** begin Listed entries **

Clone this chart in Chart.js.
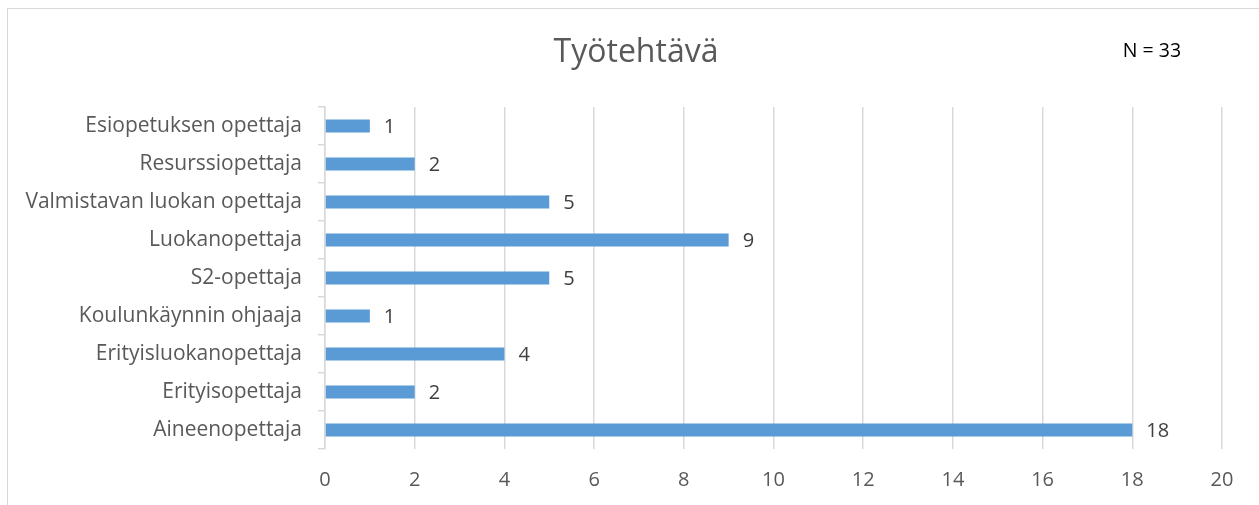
<!DOCTYPE html>
<html>
<head>
<meta charset="utf-8">
<script src="https://cdn.jsdelivr.net/npm/chart.js@4"></script>
<style>
  body { margin: 0; background: #fff; }
  #frame { position: absolute; left: 7px; top: 8px; width: 1260px; height: 510px; border: 1px solid #d9d9d9; }
  #wrap { position: absolute; left: 0; top: 0; width: 1259px; height: 505px; }
</style>
</head>
<body>
<div id="frame"></div>
<div id="wrap"><canvas id="barChart" width="1259" height="505"></canvas></div>
<script>
const categories = [
  "Esiopetuksen opettaja",
  "Resurssiopettaja",
  "Valmistavan luokan opettaja",
  "Luokanopettaja",
  "S2-opettaja",
  "Koulunkäynnin ohjaaja",
  "Erityisluokanopettaja",
  "Erityisopettaja",
  "Aineenopettaja"
];
const counts = [1, 2, 5, 9, 5, 1, 4, 2, 18];
const xTicks = [0, 2, 4, 6, 8, 10, 12, 14, 16, 18, 20];
const chartTitle = "Työtehtävä";
const nText = "N = 33";

const fontFamily = "'Open Sans', sans-serif";

// otsikko, arvot palkkien perään + N-teksti
const labelPlugin = {
  id: 'valueLabels',
  afterDatasetsDraw(chart) {
    const ctx = chart.ctx;
    const meta = chart.getDatasetMeta(0);
    ctx.save();
    ctx.font = "20px " + fontFamily;
    ctx.fillStyle = "#404040";
    ctx.textBaseline = "middle";
    ctx.textAlign = "left";
    meta.data.forEach((bar, i) => {
      ctx.fillText(String(counts[i]), bar.x + 14, bar.y + 1);
    });
    ctx.font = "19.5px " + fontFamily;
    ctx.fillStyle = "#000";
    ctx.textAlign = "center";
    ctx.fillText(nText, 1152, 51);
    ctx.font = "32px " + fontFamily;
    ctx.fillStyle = "#595959";
    ctx.fillText(chartTitle, 636, 53);
    ctx.restore();
  }
};

let bChart;

function drawingChart() {
  let context = document.getElementById("barChart").getContext('2d');
  bChart = new Chart(context, {
    type: 'bar',
    data: {
      labels: categories,
      datasets: [{
        data: counts,
        backgroundColor: "#5B9BD5",
        barPercentage: 1,
        categoryPercentage: 0.34
      }]
    },
    options: {
      indexAxis: 'y',
      responsive: false,
      animation: false,
      layout: { padding: { left: 0, right: 37, top: 107, bottom: 0 } },
      plugins: {
        legend: { display: false },
        tooltip: { enabled: false },
        title: { display: false }
      },
      scales: {
        x: {
          min: 0,
          max: 20,
          afterBuildTicks: (scale) => { scale.ticks = xTicks.map(v => ({ value: v })); },
          afterFit: (scale) => { scale.height = 56; },
          grid: { color: "#d9d9d9", lineWidth: 1.5, drawTicks: false },
          border: { display: false },
          ticks: { color: "#595959", padding: 19, font: { family: fontFamily, size: 20 } }
        },
        y: {
          afterFit: (scale) => { scale.width = 325; },
          grid: { display: true, drawOnChartArea: false, color: "#d9d9d9", tickLength: 7, lineWidth: 1.5 },
          border: { color: "#d9d9d9", width: 1.5 },
          ticks: { color: "#595959", padding: 16, font: { family: fontFamily, size: 21 } }
        }
      }
    },
    plugins: [labelPlugin]
  });
}

drawingChart();
</script>
</body>
</html>
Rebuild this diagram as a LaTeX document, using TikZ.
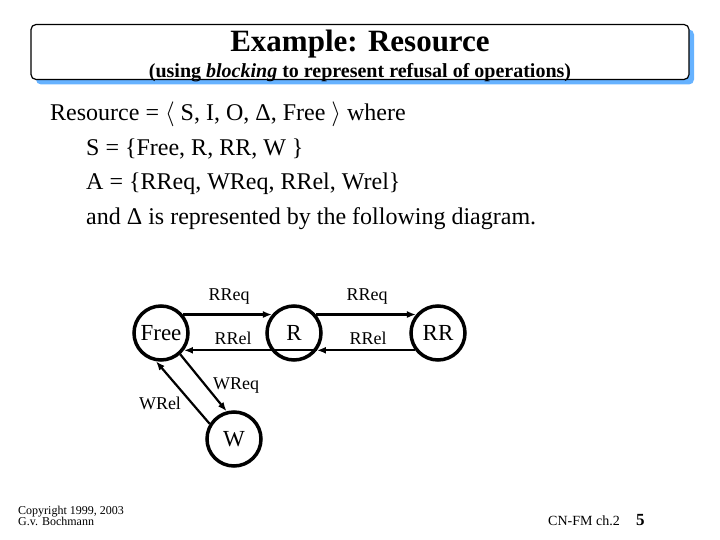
\documentclass[tikz,border=0pt]{standalone}
\usepackage{fontspec}
\setmainfont{Liberation Serif}
\usetikzlibrary{arrows.meta,shadows}

\begin{document}
\begin{tikzpicture}[x=1pt,y=-1pt,>={Latex[length=9pt,width=7pt]},
  state/.style={draw,circle,line width=3.5pt,minimum size=54pt,inner sep=0pt,font=\fontsize{23}{23}\selectfont},
  trans/.style={line width=2.2pt,->},
  lbl/.style={font=\fontsize{18}{18}\selectfont,inner sep=1pt},
  body/.style={anchor=base west,font=\fontsize{24}{24}\selectfont,inner sep=0pt}]
\useasboundingbox (0,0) rectangle (720,540);
% title box
\node[draw,line width=1.2pt,rounded corners=5pt,fill=white,minimum width=658pt,minimum height=55pt,
  drop shadow={fill=blue!50!cyan!60!white,opacity=1,shadow xshift=5pt,shadow yshift=-5pt}] (title) at (360,52) {};
\node[font=\fontsize{31}{31}\selectfont\bfseries] (head) at (360,44) {Example: Resource};
\node[font=\fontsize{20}{20}\selectfont\bfseries] (sub) at (360,73) {(using \textit{blocking} to represent refusal of operations)};
% text
\node[body] (l1) at (50,121) {Resource = $\langle$ S, I, O, Δ, Free $\rangle$ where};
\node[body] (l2) at (86,156) {S = \{Free, R, RR, W \}};
\node[body] (l3) at (86,190) {A = \{RReq, WReq, RRel, Wrel\}};
\node[body] (l4) at (86,225) {and Δ is represented by the following diagram.};
% states
\node[state] (free) at (161,333) {Free};
\node[state] (r) at (294,333) {R};
\node[state] (rr) at (438,333) {RR};
\node[state] (w) at (234,439) {W};
% transitions
\draw[trans] (free.40) -- (r.140);
\draw[trans] (r.40) -- (rr.140);
\draw[trans] (r.-37) -- (free.-37);
\draw[trans] (rr.-143) -- (r.-37);
\draw[trans] (free.-48) -- (w.105);
\draw[trans] (w.148) -- (free.-100);
\node[lbl] (rreq1) at (229,297) {RReq};
\node[lbl] (rreq2) at (367,297) {RReq};
\node[lbl] (rrel1) at (233,338) {RRel};
\node[lbl] (rrel2) at (368,338) {RRel};
\node[lbl] (wreq) at (236,386) {WReq};
\node[lbl] (wrel) at (160,403) {WRel};
% footer
\node[anchor=north west,align=left,font=\fontsize{12}{11}\selectfont,inner sep=0pt] (copy) at (18,506) {Copyright 1999, 2003\\G.v. Bochmann};
\node[anchor=base west,font=\fontsize{14}{14}\selectfont,inner sep=0pt] (chap) at (548,525) {CN-FM ch.2};
\node[anchor=base west,font=\fontsize{17}{17}\selectfont\bfseries,inner sep=0pt] (page) at (636,525) {5};
\end{tikzpicture}
\end{document}
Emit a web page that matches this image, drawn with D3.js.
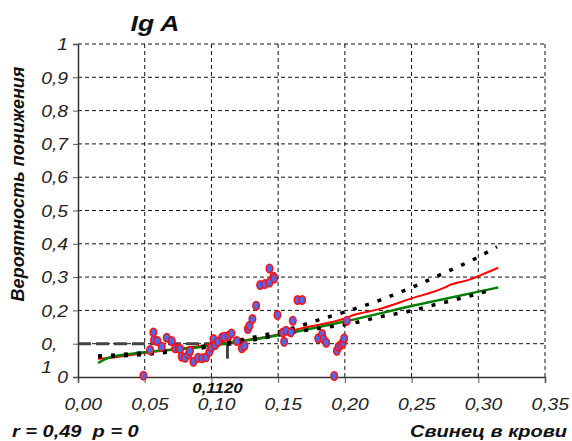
<!DOCTYPE html>
<html>
<head>
<meta charset="utf-8">
<script src="https://cdn.jsdelivr.net/npm/d3@7"></script>
<style>
  html, body { margin: 0; padding: 0; background: #fff; }
  svg text { font-family: "Liberation Sans", Arial, sans-serif; font-style: italic; white-space: pre; }
</style>
</head>
<body>
<svg id="chart" width="572" height="441"></svg>
<script>
// Blood lead (x) vs probability of reduced IgA (y)
const leadValues = [0.049, 0.054, 0.0565, 0.057, 0.0595, 0.0628, 0.0665, 0.0703, 0.0728, 0.0753,
  0.0765, 0.0778, 0.0803, 0.0828, 0.084, 0.0865, 0.090, 0.093, 0.096, 0.0985,
  0.100, 0.1015, 0.1028, 0.105, 0.108, 0.1097, 0.113, 0.115, 0.119, 0.1228,
  0.1248, 0.1273, 0.1285, 0.1307, 0.1335, 0.1365, 0.140, 0.1435, 0.1435, 0.1465,
  0.147, 0.1495, 0.1535, 0.1545, 0.156, 0.1595, 0.161, 0.1645, 0.168, 0.180,
  0.183, 0.184, 0.186, 0.192, 0.194, 0.1953, 0.197, 0.1985, 0.1995, 0.2015];
const probValues = [0.004, 0.081, 0.134, 0.111, 0.108, 0.091, 0.118, 0.108, 0.086, 0.086,
  0.084, 0.061, 0.058, 0.068, 0.078, 0.046, 0.058, 0.056, 0.059, 0.076,
  0.089, 0.114, 0.096, 0.106, 0.119, 0.121, 0.124, 0.131, 0.108, 0.086,
  0.094, 0.144, 0.154, 0.174, 0.214, 0.276, 0.279, 0.284, 0.326, 0.301,
  0.296, 0.186, 0.134, 0.106, 0.139, 0.134, 0.169, 0.231, 0.231, 0.116,
  0.129, 0.113, 0.103, 0.003, 0.079, 0.091, 0.096, 0.103, 0.116, 0.169];

// Fitted curve (green), smoothed curve (red), confidence bounds (black dotted)
const fitX   = [0.015, 0.023, 0.043, 0.088, 0.148, 0.2015, 0.25, 0.315];
const fitY   = [0.042, 0.058, 0.071, 0.088, 0.124, 0.168, 0.213, 0.269];
const smoothX = [0.015, 0.025, 0.05, 0.10, 0.15, 0.167, 0.20, 0.2065, 0.225, 0.25, 0.275, 0.278, 0.294, 0.30, 0.315];
const smoothY = [0.055, 0.058, 0.072, 0.098, 0.128, 0.146, 0.176, 0.186, 0.203, 0.236, 0.269, 0.275, 0.293, 0.303, 0.328];
const upperX = [0.015, 0.05, 0.09, 0.13, 0.163, 0.18, 0.1965, 0.2265, 0.2465, 0.2765, 0.2965, 0.314];
const upperY = [0.063, 0.073, 0.090, 0.118, 0.149, 0.171, 0.191, 0.231, 0.263, 0.316, 0.353, 0.391];
const lowerX = [0.015, 0.05, 0.09, 0.13, 0.15, 0.1765, 0.2065, 0.2265, 0.2465, 0.2665, 0.2865, 0.308];
const lowerY = [0.061, 0.068, 0.086, 0.110, 0.126, 0.144, 0.162, 0.181, 0.196, 0.216, 0.236, 0.259];

// Threshold marker
const thresholdX = 0.1120;
const thresholdY = 0.1;
const thresholdLabel = "0,1120";

const xTicks = [0, 0.05, 0.10, 0.15, 0.20, 0.25, 0.30, 0.35];
const xTickLabels = ["0,00", "0,05", "0,10", "0,15", "0,20", "0,25", "0,30", "0,35"];
const yTicks = [0, 0.1, 0.2, 0.3, 0.4, 0.5, 0.6, 0.7, 0.8, 0.9, 1];
const yTickLabels = ["0", "0,1", "0,2", "0,3", "0,4", "0,5", "0,6", "0,7", "0,8", "0,9", "1"];

const titleText = "Ig A";
const yTitle = "Вероятность понижения";
const xTitle = "Свинец в крови";
const statsText = "r = 0,49  p = 0";

const svg = d3.select("#chart");
const x = d3.scaleLinear().domain([0, 0.35]).range([78, 545]);
const y = d3.scaleLinear().domain([0, 1]).range([377, 44]);

const SX = 1.17;   // horizontal widening of the label type

// grid
const grid = svg.append("g");
grid.selectAll("line.h").data(yTicks.filter(d => d > 0)).join("line")
  .attr("x1", x(0)).attr("x2", x(0.35))
  .attr("y1", d => y(d)).attr("y2", d => y(d))
  .attr("stroke", "#111").attr("stroke-width", 1).attr("stroke-dasharray", "4,3");
grid.selectAll("line.v").data(xTicks.filter(d => d > 0)).join("line")
  .attr("x1", d => x(d)).attr("x2", d => x(d))
  .attr("y1", y(0)).attr("y2", y(1))
  .attr("stroke", "#111").attr("stroke-width", 1).attr("stroke-dasharray", "4,3");

// threshold reference lines
svg.append("line")
  .attr("x1", x(0)).attr("x2", x(thresholdX))
  .attr("y1", y(thresholdY)).attr("y2", y(thresholdY))
  .attr("stroke", "#444").attr("stroke-width", 3).attr("stroke-dasharray", "13,5");
svg.append("line")
  .attr("x1", x(thresholdX)).attr("x2", x(thresholdX))
  .attr("y1", y(thresholdY)).attr("y2", y(0.055))
  .attr("stroke", "#444").attr("stroke-width", 3);

// axes
const xAxis = d3.axisBottom(x).tickValues(xTicks).tickSize(6).tickFormat((d, i) => xTickLabels[i]);
const gx = svg.append("g").attr("transform", `translate(0,${y(0)})`).call(xAxis);
gx.select(".domain").attr("stroke", "#333").attr("stroke-width", 1.5);
gx.selectAll(".tick line").attr("stroke", "#555");
gx.selectAll(".tick text").attr("font-size", 16.5).attr("fill", "#222")
  .attr("x", 4).attr("dy", "1.45em").attr("transform", `scale(${SX},1)`);

const yAxis = d3.axisLeft(y).tickValues(yTicks).tickSize(5).tickFormat((d, i) => yTickLabels[i]);
const gy = svg.append("g").attr("transform", `translate(${x(0)},0)`).call(yAxis);
gy.select(".domain").attr("stroke", "#333").attr("stroke-width", 1.5);
gy.selectAll(".tick line").attr("stroke", "#555");
gy.selectAll(".tick text").attr("font-size", 16.5).attr("fill", "#222")
  .attr("x", -10 / SX).attr("dy", "0.35em").attr("transform", `scale(${SX},1)`);
// the 0,1 label wraps: its last digit drops to a second line
gy.selectAll(".tick text").filter(d => d === 0.1).each(function () {
  const t = d3.select(this);
  const full = t.text();
  const w = this.getComputedTextLength();
  const left = -10 / SX - w;
  t.text(null).attr("text-anchor", "start").attr("x", null);
  t.append("tspan").attr("x", left).text(full.slice(0, 2));
  t.append("tspan").attr("x", left).attr("dy", 23).text(full.slice(2));
});

// curves
const line = d3.line().x(d => x(d[0])).y(d => y(d[1])).curve(d3.curveMonotoneX);
svg.append("path").datum(d3.zip(smoothX, smoothY)).attr("d", line)
  .attr("fill", "none").attr("stroke", "#ff0000").attr("stroke-width", 2);
svg.append("path").datum(d3.zip(fitX, fitY)).attr("d", line)
  .attr("fill", "none").attr("stroke", "#008000").attr("stroke-width", 2.5);
[[upperX, upperY], [lowerX, lowerY]].forEach(([bx, by]) => {
  svg.append("path").datum(d3.zip(bx, by)).attr("d", line)
    .attr("fill", "none").attr("stroke", "#000").attr("stroke-width", 3.5)
    .attr("stroke-dasharray", "4,9");
});

// observations
svg.append("g").selectAll("ellipse").data(d3.zip(leadValues, probValues)).join("ellipse")
  .attr("cx", d => x(d[0])).attr("cy", d => y(d[1]))
  .attr("rx", 3.2).attr("ry", 4.2)
  .attr("fill", "#5068f0").attr("stroke", "#ff1010").attr("stroke-width", 1.6);

// labels
function label(px, py, text, size, anchor, sx) {
  return svg.append("text")
    .attr("transform", `translate(${px},${py}) scale(${sx},1)`)
    .attr("text-anchor", anchor).attr("font-size", size)
    .attr("font-weight", "bold").attr("fill", "#111").text(text);
}
label(217.5, 393, thresholdLabel, 14.5, "middle", 1.17);
label(155, 31, titleText, 22, "middle", 1.2);
label(12, 437, statsText, 16, "start", 1.25);
label(567, 437, xTitle, 16, "end", 1.25);
svg.append("text").attr("transform", "translate(24,184) rotate(-90)")
  .attr("text-anchor", "middle").attr("font-size", 18).attr("font-weight", "bold").attr("fill", "#111")
  .text(yTitle);
</script>
</body>
</html>
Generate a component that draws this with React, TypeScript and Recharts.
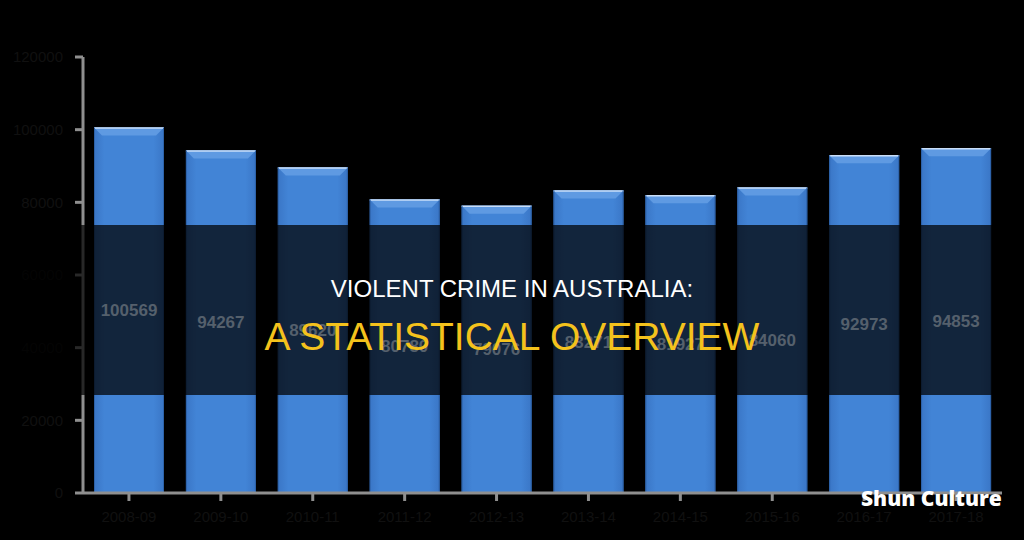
import React from 'react';
import { Bar, BarChart, LabelList, XAxis, YAxis } from 'recharts';

const years = ['2008-09', '2009-10', '2010-11', '2011-12', '2012-13', '2013-14', '2014-15', '2015-16', '2016-17', '2017-18'];
const victims = [100569, 94267, 89620, 80780, 79076, 83271, 81927, 84060, 92973, 94853];
const yTicks = [0, 20000, 40000, 60000, 80000, 100000, 120000];

const data = years.map((year, i) => ({ year, victims: victims[i] }));

const W = 1024;
const H = 540;
const margin = { top: 57, right: 22, bottom: 0, left: 0 };
const axisGray = '#8f8f8f';
const tickInk = '#101010';

// bevelled blue bar, roughly like the office-style 3D preset
function BevelBar(props: any) {
  const { x, y, width, height } = props;
  if (!height || height <= 0) return null;
  const b = 8;
  return (
    <g>
      <rect x={x} y={y} width={width} height={height} fill="url(#barFill)" />
      <polygon
        points={`${x},${y} ${x + width},${y} ${x + width - b},${y + b} ${x + b},${y + b}`}
        fill="#5f9ae2"
      />
      <line x1={x} y1={y + 0.5} x2={x + width} y2={y + 0.5} stroke="#c9def8" strokeWidth={1.5} />
      <line x1={x + 0.5} y1={y} x2={x + 0.5} y2={y + height} stroke="#2d62a8" strokeWidth={1} />
      <line x1={x + width - 0.5} y1={y} x2={x + width - 0.5} y2={y + height} stroke="#2d62a8" strokeWidth={1} />
    </g>
  );
}

const TickText = (props: any) => {
  const { x, y, payload, textAnchor } = props;
  return (
    <text x={x} y={y} dy="0.355em" textAnchor={textAnchor} fill={tickInk} fontSize={15} fontFamily="Liberation Sans, Arial, sans-serif">
      {payload.value}
    </text>
  );
};

export default function App() {
  return (
    <div style={{ position: 'absolute', left: 0, top: 0, width: W, height: H, background: '#000', overflow: 'hidden' }}>
      <BarChart width={W} height={H} data={data} margin={margin} barSize={70}>
        <defs>
          <linearGradient id="barFill" x1="0" y1="0" x2="1" y2="0">
            <stop offset="0" stopColor="#3a76c6" />
            <stop offset="0.15" stopColor="#4284d6" />
            <stop offset="0.85" stopColor="#4284d6" />
            <stop offset="1" stopColor="#3a76c6" />
          </linearGradient>
        </defs>
        <XAxis
          dataKey="year"
          height={47}
          axisLine={{ stroke: axisGray, strokeWidth: 3 }}
          tickLine={{ stroke: axisGray, strokeWidth: 3 }}
          tickSize={8}
          tick={<TickText />}
          tickMargin={16}
          interval={0}
        />
        <YAxis
          domain={[0, 120000]}
          ticks={yTicks}
          width={83}
          axisLine={{ stroke: axisGray, strokeWidth: 3 }}
          tickLine={{ stroke: axisGray, strokeWidth: 3 }}
          tickSize={8}
          tickMargin={12}
          tick={<TickText />}
        />
        <Bar dataKey="victims" shape={BevelBar} isAnimationActive={false} />
      </BarChart>

      {/* dark title band */}
      <div style={{ position: 'absolute', left: 0, top: 225, width: W, height: 170, background: 'rgba(0,0,0,0.72)' }} />

      {/* value labels sit above the band, same scales as the chart below */}
      <div style={{ position: 'absolute', left: 0, top: 0 }}>
        <BarChart width={W} height={H} data={data} margin={{ ...margin, left: 83, bottom: 47 }} barSize={70}>
          <XAxis dataKey="year" hide />
          <YAxis domain={[0, 120000]} ticks={yTicks} hide />
          <Bar dataKey="victims" fill="transparent" isAnimationActive={false}>
            <LabelList
              dataKey="victims"
              position="center"
              fill="#55606c"
              fontSize={17}
              fontWeight="bold"
              fontFamily="Liberation Sans, Arial, sans-serif"
            />
          </Bar>
        </BarChart>
      </div>

      <div
        style={{
          position: 'absolute',
          left: 0,
          width: W,
          top: 274,
          textAlign: 'center',
          color: '#fff',
          fontFamily: 'Liberation Sans, Arial, sans-serif',
          fontSize: 24,
          lineHeight: '30px',
        }}
      >
        VIOLENT CRIME IN AUSTRALIA:
      </div>
      <div
        style={{
          position: 'absolute',
          left: 0,
          width: W,
          top: 315,
          textAlign: 'center',
          color: '#f4c21c',
          fontFamily: 'Liberation Sans, Arial, sans-serif',
          fontSize: 39,
          lineHeight: '44px',
        }}
      >
        A STATISTICAL OVERVIEW
      </div>
      <div
        style={{
          position: 'absolute',
          left: 861,
          top: 484,
          color: '#fff',
          fontFamily: 'Open Sans, sans-serif',
          fontWeight: 800,
          fontSize: 21,
          lineHeight: '28px',
        }}
      >
        Shun Culture
      </div>
    </div>
  );
}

** end Listed entries **

- What is needed: Determine how many lines include the string "that". Give no answer but the number.

- The output: 2